> [GIVEN INSTRUCTION]:
Take the listing from its first line through the line that contains "fail_err = np.array([0.03, 0.14, 0.28])" and please retype those lines exactly, leaving out the pictures.

· · · · ·

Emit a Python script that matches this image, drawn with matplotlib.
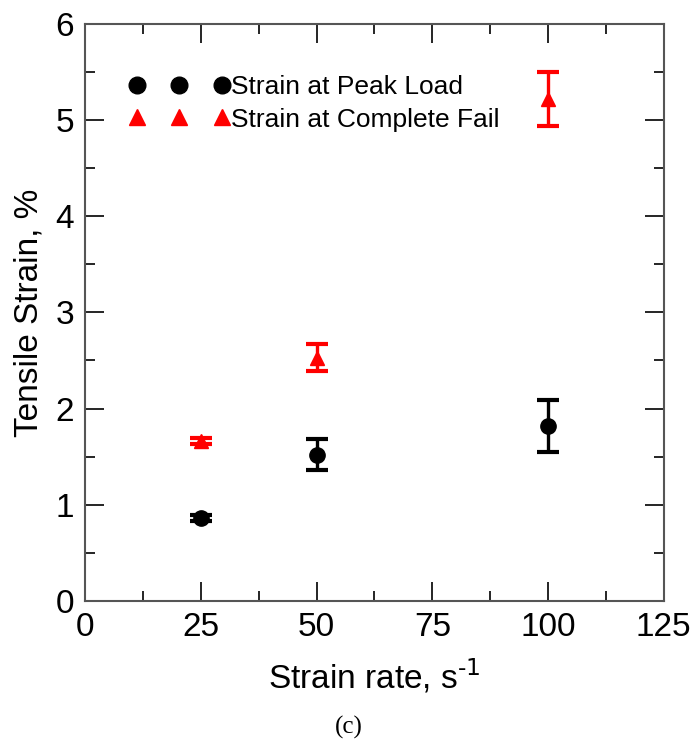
import numpy as np
import matplotlib
matplotlib.use('Agg')
import matplotlib.pyplot as plt
from matplotlib.lines import Line2D
from matplotlib.ticker import MultipleLocator

plt.rcParams['font.family'] = ['Liberation Sans', 'DejaVu Sans']
plt.rcParams['mathtext.default'] = 'regular'

strain_rate = np.array([25, 50, 100])
peak_strain = np.array([0.86, 1.52, 1.82])
peak_err = np.array([0.03, 0.16, 0.27])
fail_strain = np.array([1.66, 2.53, 5.22])
fail_err = np.array([0.03, 0.14, 0.28])

fig = plt.figure(figsize=(6.98, 7.42), dpi=100)
ax = fig.add_axes([0.122, 0.19, 0.829, 0.778])

ax.errorbar(strain_rate, peak_strain, yerr=peak_err, fmt='o', color='black',
            markersize=11, elinewidth=2.4, capsize=8, capthick=3)
ax.errorbar(strain_rate, fail_strain, yerr=fail_err, fmt='^', color='red',
            markersize=10, elinewidth=2.4, capsize=8, capthick=3)

# legend with three markers per entry, no error bars
h1 = Line2D([], [], ls='none', marker='o', color='black', markersize=12)
h2 = Line2D([], [], ls='none', marker='^', color='red', markersize=11)
ax.legend([h1, h2], ['Strain at Peak Load', 'Strain at Complete Fail'],
          numpoints=3, handlelength=3.8, handletextpad=0.05, frameon=False,
          loc='upper left', bbox_to_anchor=(0.035, 0.952), fontsize=19,
          labelspacing=0.32)

ax.set_xlim(0, 125)
ax.set_ylim(0, 6)
ax.xaxis.set_major_locator(MultipleLocator(25))
ax.xaxis.set_minor_locator(MultipleLocator(12.5))
ax.yaxis.set_major_locator(MultipleLocator(1))
ax.yaxis.set_minor_locator(MultipleLocator(0.5))
ax.tick_params(which='both', direction='in', top=True, right=True, width=1.2)
ax.tick_params(which='major', length=14, labelsize=24, pad=8)
ax.tick_params(which='minor', length=7)
for s in ax.spines.values():
    s.set_color('#555555')
    s.set_linewidth(1.5)

ax.set_xlabel(r'Strain rate, s$^{\text{-1}}$', fontsize=24, labelpad=10)
ax.set_ylabel('Tensile Strain, %', fontsize=24, labelpad=8)

fig.text(0.5, 0.02, '(c)', family='Liberation Serif', fontsize=18,
         ha='center', va='center')

fig.savefig('out.png', dpi=100)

· · · · ·

> [TASK OUTPUT]:
Emit a Python script that matches this image, drawn with matplotlib.
import numpy as np
import matplotlib
matplotlib.use('Agg')
import matplotlib.pyplot as plt
from matplotlib.lines import Line2D
from matplotlib.ticker import MultipleLocator

plt.rcParams['font.family'] = ['Liberation Sans', 'DejaVu Sans']
plt.rcParams['mathtext.default'] = 'regular'

strain_rate = np.array([25, 50, 100])
peak_strain = np.array([0.86, 1.52, 1.82])
peak_err = np.array([0.03, 0.16, 0.27])
fail_strain = np.array([1.66, 2.53, 5.22])
fail_err = np.array([0.03, 0.14, 0.28])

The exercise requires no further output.